* _Items_
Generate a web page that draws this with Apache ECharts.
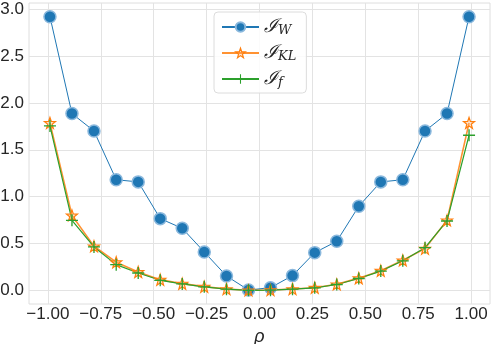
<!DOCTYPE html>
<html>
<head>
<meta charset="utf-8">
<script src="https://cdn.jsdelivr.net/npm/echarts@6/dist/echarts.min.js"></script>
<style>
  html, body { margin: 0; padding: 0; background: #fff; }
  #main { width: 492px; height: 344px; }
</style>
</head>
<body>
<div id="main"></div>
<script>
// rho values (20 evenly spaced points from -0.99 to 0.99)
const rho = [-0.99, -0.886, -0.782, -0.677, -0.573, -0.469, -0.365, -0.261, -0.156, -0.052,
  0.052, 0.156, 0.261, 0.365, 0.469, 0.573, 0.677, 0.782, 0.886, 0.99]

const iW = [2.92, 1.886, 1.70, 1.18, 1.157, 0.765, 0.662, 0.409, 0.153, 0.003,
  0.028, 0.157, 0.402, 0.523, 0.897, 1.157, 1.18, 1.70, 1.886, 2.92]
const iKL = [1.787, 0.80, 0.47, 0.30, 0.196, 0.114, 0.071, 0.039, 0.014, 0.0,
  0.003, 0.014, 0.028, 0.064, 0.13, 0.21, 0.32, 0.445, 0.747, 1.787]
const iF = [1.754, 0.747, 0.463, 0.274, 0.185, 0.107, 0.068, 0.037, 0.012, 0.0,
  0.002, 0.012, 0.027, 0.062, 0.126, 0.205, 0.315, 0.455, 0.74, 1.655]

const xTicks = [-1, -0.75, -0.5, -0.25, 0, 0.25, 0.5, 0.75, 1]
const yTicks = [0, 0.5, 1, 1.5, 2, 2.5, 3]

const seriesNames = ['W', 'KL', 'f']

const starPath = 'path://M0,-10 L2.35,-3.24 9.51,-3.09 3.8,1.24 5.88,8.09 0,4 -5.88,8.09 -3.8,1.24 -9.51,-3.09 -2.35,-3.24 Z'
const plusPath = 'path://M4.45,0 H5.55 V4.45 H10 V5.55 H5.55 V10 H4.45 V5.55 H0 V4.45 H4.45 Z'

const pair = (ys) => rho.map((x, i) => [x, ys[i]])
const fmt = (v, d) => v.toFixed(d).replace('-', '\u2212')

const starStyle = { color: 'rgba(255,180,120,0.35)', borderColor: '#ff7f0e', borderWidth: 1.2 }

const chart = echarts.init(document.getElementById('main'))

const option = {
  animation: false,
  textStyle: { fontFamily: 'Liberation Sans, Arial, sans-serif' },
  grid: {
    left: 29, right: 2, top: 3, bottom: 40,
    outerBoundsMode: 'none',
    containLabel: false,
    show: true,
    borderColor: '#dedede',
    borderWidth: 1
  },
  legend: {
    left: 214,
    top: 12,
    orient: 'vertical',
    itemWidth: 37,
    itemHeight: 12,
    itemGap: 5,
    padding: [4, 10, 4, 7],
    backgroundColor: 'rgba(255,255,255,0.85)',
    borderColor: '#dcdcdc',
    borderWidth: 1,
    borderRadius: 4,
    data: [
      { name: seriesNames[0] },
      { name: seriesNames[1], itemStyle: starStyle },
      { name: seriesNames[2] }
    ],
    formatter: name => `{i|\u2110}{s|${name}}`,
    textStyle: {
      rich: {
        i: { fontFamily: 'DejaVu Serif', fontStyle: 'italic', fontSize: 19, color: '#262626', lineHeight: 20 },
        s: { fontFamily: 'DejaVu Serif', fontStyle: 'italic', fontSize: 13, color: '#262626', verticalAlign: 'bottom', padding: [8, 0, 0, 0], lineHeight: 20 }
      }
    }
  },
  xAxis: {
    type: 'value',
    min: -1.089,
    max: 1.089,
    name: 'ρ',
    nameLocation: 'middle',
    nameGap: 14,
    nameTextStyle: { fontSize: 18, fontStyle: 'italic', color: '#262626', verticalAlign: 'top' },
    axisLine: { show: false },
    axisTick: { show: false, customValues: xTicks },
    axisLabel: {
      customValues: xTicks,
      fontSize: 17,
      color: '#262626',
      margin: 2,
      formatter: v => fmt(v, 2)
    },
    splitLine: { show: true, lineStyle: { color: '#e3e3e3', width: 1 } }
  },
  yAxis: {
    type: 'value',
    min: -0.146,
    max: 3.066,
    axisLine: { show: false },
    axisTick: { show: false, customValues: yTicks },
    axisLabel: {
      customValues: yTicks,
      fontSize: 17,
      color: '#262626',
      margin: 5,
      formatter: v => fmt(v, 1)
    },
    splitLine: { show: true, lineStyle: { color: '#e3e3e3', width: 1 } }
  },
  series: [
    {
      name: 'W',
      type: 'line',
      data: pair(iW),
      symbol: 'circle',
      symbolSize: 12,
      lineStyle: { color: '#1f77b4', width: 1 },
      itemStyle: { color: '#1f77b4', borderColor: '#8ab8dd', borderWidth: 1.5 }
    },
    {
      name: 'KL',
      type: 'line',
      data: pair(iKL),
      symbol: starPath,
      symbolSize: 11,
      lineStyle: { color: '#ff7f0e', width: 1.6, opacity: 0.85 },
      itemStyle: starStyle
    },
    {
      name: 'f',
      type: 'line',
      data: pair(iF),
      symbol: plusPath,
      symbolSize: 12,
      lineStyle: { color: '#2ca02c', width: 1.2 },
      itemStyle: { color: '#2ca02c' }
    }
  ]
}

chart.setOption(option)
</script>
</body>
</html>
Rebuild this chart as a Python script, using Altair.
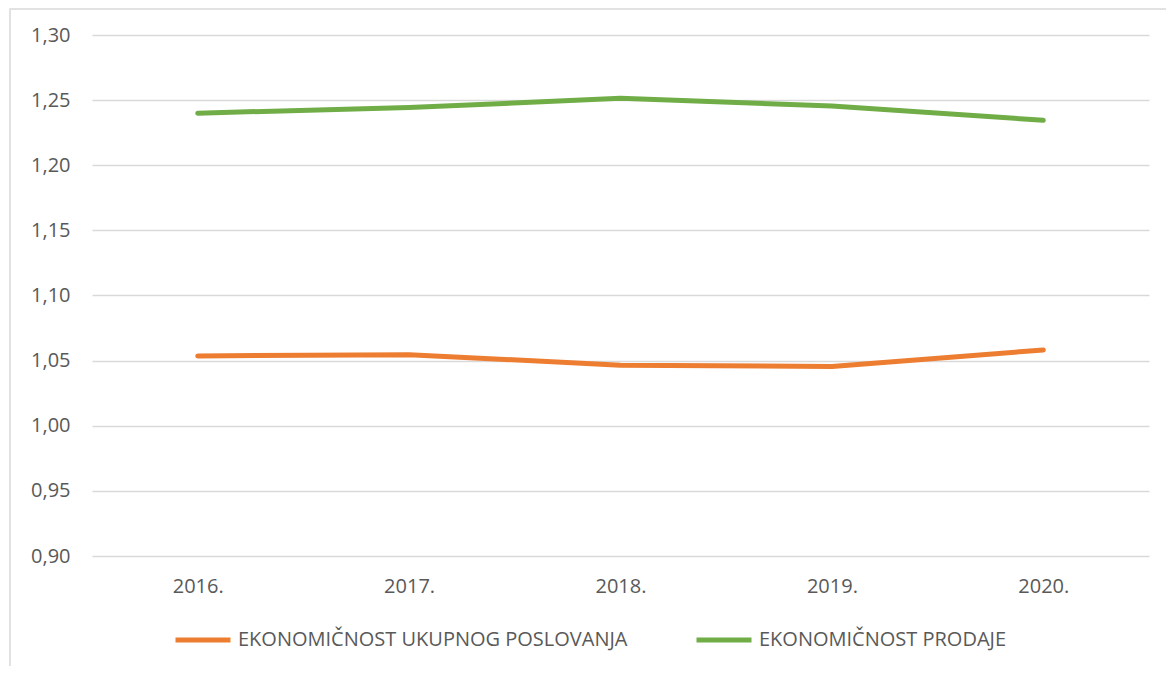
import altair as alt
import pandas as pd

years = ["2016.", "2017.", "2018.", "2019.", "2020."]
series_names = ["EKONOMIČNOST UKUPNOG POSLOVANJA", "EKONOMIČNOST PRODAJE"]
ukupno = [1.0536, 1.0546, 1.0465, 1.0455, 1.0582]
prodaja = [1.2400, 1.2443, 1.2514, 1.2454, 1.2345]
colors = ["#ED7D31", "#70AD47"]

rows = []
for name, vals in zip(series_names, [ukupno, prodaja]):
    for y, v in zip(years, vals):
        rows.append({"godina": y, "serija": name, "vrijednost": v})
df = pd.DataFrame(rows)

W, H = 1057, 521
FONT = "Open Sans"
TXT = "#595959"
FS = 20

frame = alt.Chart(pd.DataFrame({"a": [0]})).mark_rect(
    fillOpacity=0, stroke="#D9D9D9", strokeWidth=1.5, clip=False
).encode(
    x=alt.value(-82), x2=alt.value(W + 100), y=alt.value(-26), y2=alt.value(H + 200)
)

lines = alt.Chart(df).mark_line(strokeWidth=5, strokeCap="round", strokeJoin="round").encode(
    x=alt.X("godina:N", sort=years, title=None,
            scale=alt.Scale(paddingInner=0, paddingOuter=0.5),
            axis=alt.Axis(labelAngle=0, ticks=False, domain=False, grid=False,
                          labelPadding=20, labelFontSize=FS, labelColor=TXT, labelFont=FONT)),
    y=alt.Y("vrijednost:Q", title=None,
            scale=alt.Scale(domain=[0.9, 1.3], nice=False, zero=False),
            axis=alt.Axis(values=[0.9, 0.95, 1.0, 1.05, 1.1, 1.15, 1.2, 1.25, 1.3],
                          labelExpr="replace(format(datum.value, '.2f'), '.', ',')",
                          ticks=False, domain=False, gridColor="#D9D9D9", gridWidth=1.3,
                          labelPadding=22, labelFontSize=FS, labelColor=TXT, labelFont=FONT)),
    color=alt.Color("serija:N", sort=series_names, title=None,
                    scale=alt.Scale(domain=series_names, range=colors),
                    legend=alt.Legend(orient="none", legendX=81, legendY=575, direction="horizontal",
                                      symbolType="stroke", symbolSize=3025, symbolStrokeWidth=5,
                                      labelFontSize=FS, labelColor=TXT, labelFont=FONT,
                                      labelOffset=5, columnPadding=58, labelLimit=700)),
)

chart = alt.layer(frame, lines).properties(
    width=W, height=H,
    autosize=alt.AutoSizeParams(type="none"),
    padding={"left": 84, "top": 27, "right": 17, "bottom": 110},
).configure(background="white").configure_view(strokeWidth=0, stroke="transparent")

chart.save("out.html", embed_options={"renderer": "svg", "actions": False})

* _Written request_
Take the records above from their first line through the line with "0.782, 0.886, 0.99]" and set those lines down word for word, minus the pictures.

* _Finished exercise_
Generate a web page that draws this with Apache ECharts.
<!DOCTYPE html>
<html>
<head>
<meta charset="utf-8">
<script src="https://cdn.jsdelivr.net/npm/echarts@6/dist/echarts.min.js"></script>
<style>
  html, body { margin: 0; padding: 0; background: #fff; }
  #main { width: 492px; height: 344px; }
</style>
</head>
<body>
<div id="main"></div>
<script>
// rho values (20 evenly spaced points from -0.99 to 0.99)
const rho = [-0.99, -0.886, -0.782, -0.677, -0.573, -0.469, -0.365, -0.261, -0.156, -0.052,
  0.052, 0.156, 0.261, 0.365, 0.469, 0.573, 0.677, 0.782, 0.886, 0.99]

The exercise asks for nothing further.